A teacher says she believes mandating mask wearing in primary schools would have a 'drastic effect' on younger children.
Emer O'Neill, who also co-hosts The Today Show on RTÉ, says this would be akin to putting a muzzle on a child.
It comes as children over the age of nine are to be asked to wear masks in school, shops and on public transport.
In a letter to Health Minister Stephen Donnelly, the National Public Health Emergency Team (NPHET) says children should also avoid community gatherings for the next two weeks.
It says children should avoid birthday parties, sleep-overs and communions.
The letter will be considered by Government in the next few days before it becomes official policy.
But Emer told The Hard Shoulder while she understands the benefits, she would not like to see masks on schoolchildren.
"It got me thinking because I've a seven-year-old... and obviously I think the last two years have played a huge role in his life.
"It's not something he's ever going to forget, and I think we - as parents - just looking into the future, I don't know if we'll see the detriment it's had on them.
"It might take years, it might not.
"I think people are even seeing things now just in terms of social engagement, emotional welfare - just even the idea of touching people and hugging people.

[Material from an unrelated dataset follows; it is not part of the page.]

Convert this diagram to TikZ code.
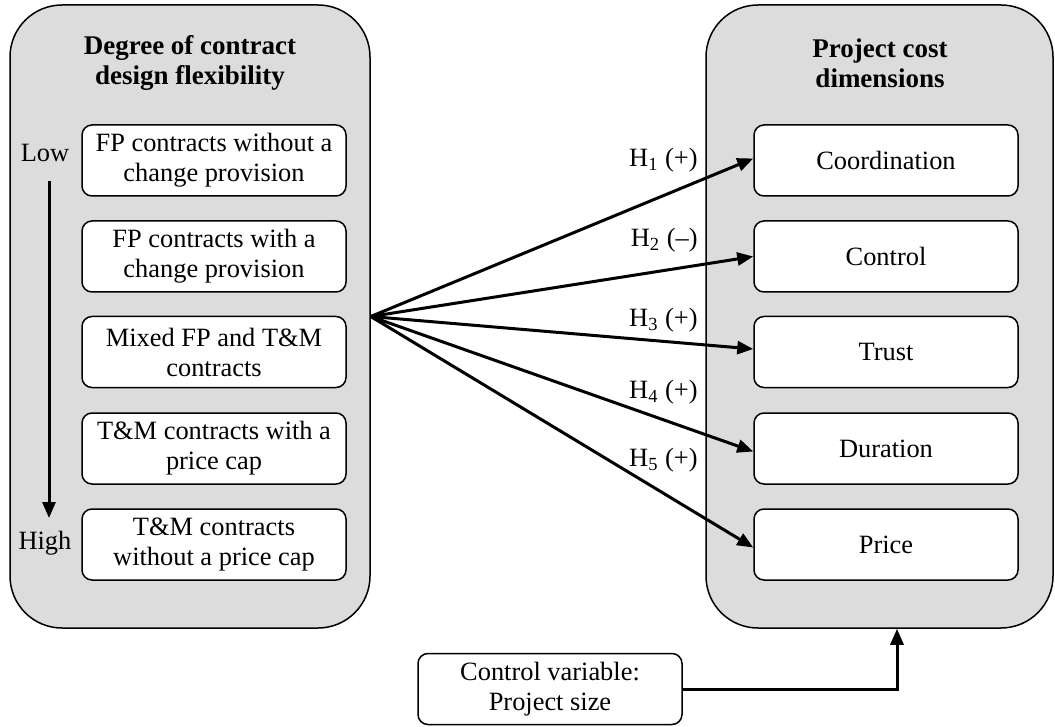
\documentclass[tikz,border=0pt]{standalone}
\usepackage{fontspec}
\setmainfont{Liberation Serif}
\usetikzlibrary{arrows.meta}
\definecolor{panelgray}{RGB}{220,220,220}
\begin{document}
\begin{tikzpicture}[x=0.5pt,y=-0.5pt,
  every node/.style={font=\fontsize{13.2}{15}\selectfont, inner sep=0pt},
  panel/.style={draw=black, line width=0.75pt, fill=panelgray, rounded corners=26pt,
    minimum height=311.5pt},
  itembox/.style={draw=black, line width=0.75pt, fill=white, rounded corners=5pt,
    minimum width=132pt, minimum height=35.5pt, align=center},
  ptitle/.style={font=\fontsize{13.5}{15}\selectfont\bfseries, align=center},
  hyp/.style={anchor=east},
  link/.style={line width=1.5pt, -{Triangle[length=8pt,width=6.5pt]}}
]
\useasboundingbox (0,0) rectangle (1055,727);

% panels
\node[panel, minimum width=180pt] (L) at (190,316.5) {};
\node[panel, minimum width=173.5pt] (R) at (879.5,316.5) {};

\node[ptitle] (Lt) at (190,63) {Degree of contract\\design flexibility};
\node[ptitle] (Rt) at (880,63) {Project cost\\dimensions};

% left items
\node[itembox] (l1) at (214,160.5) {FP contracts without a\\change provision};
\node[itembox] (l2) at (214,256.5) {FP contracts with a\\change provision};
\node[itembox] (l3) at (214,352) {Mixed FP and T\&M\\contracts};
\node[itembox] (l4) at (214,448.5) {T\&M contracts with a\\price cap};
\node[itembox] (l5) at (214,544.5) {T\&M contracts\\without a price cap};

\node (low) at (45,153) {Low};
\node (high) at (45,543) {High};
\coordinate (a1) at (49,181);
\coordinate (a2) at (49,518);
\draw[link] (a1) -- (a2);

% right items
\node[itembox] (r1) at (886,160.5) {Coordination};
\node[itembox] (r2) at (886,256.5) {Control};
\node[itembox] (r3) at (886,352) {Trust};
\node[itembox] (r4) at (886,448.5) {Duration};
\node[itembox] (r5) at (886,544.5) {Price};

% hypotheses
\draw[link] (L.east) -- ([yshift=1pt]r1.west);
\draw[link] (L.east) -- (r2.west);
\draw[link] (L.east) -- ([yshift=1.5pt]r3.west);
\draw[link] (L.east) -- ([yshift=-1.5pt]r4.west);
\draw[link] (L.east) -- ([yshift=-1.5pt]r5.west);

\node[hyp] (h1) at (698,160) {H\textsubscript{1} (+)};
\node[hyp] (h2) at (698,240) {H\textsubscript{2} (–)};
\node[hyp] (h3) at (698,320) {H\textsubscript{3} (+)};
\node[hyp] (h4) at (698,392) {H\textsubscript{4} (+)};
\node[hyp] (h5) at (698,460) {H\textsubscript{5} (+)};

% control variable
\node[itembox] (cv) at (550,689) {Control variable:\\Project size};
\draw[link] (cv.east) -| ([xshift=8.75pt]R.south);
\end{tikzpicture}
\end{document}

"I just feel the mask wearing for kids in the primary school setting: I honestly think that would have a really drastic impact on them.
"At least they themselves can look at each other and see each other's faces and smiles and facial expressions."
'Really mixed feelings'
She says this will add to what they already have to deal with.
"It's going to be hard to try and erase this period of time from their mind anyway, but to drag in the idea of mask-wearing every single day in school as well I just think it will have a drastic effect on them.
"I can see, obviously, the benefits COVID-wise and trying to keep this at bay.
"I have really mixed feelings about this to be honest".
She believes shy students would be the most disadvantaged by this change.
"In a way, you're nearly putting a muzzle on a child.
"So if you have a child who doesn't maybe regularly speak out in class - that almost feels like they have a hand over their mouth - cause they're nervous maybe to give their answer... you're actually putting a physical limitation on them now as well."
She says this "could really play havoc with kids that struggle in the first place".
And Emer says she uses body language as part of her work.
"I would use body language and facial expressions to see if a kid is struggling with something or is unhappy.
"And it might be harder for teachers to be able to see those kind of things when they're masked up."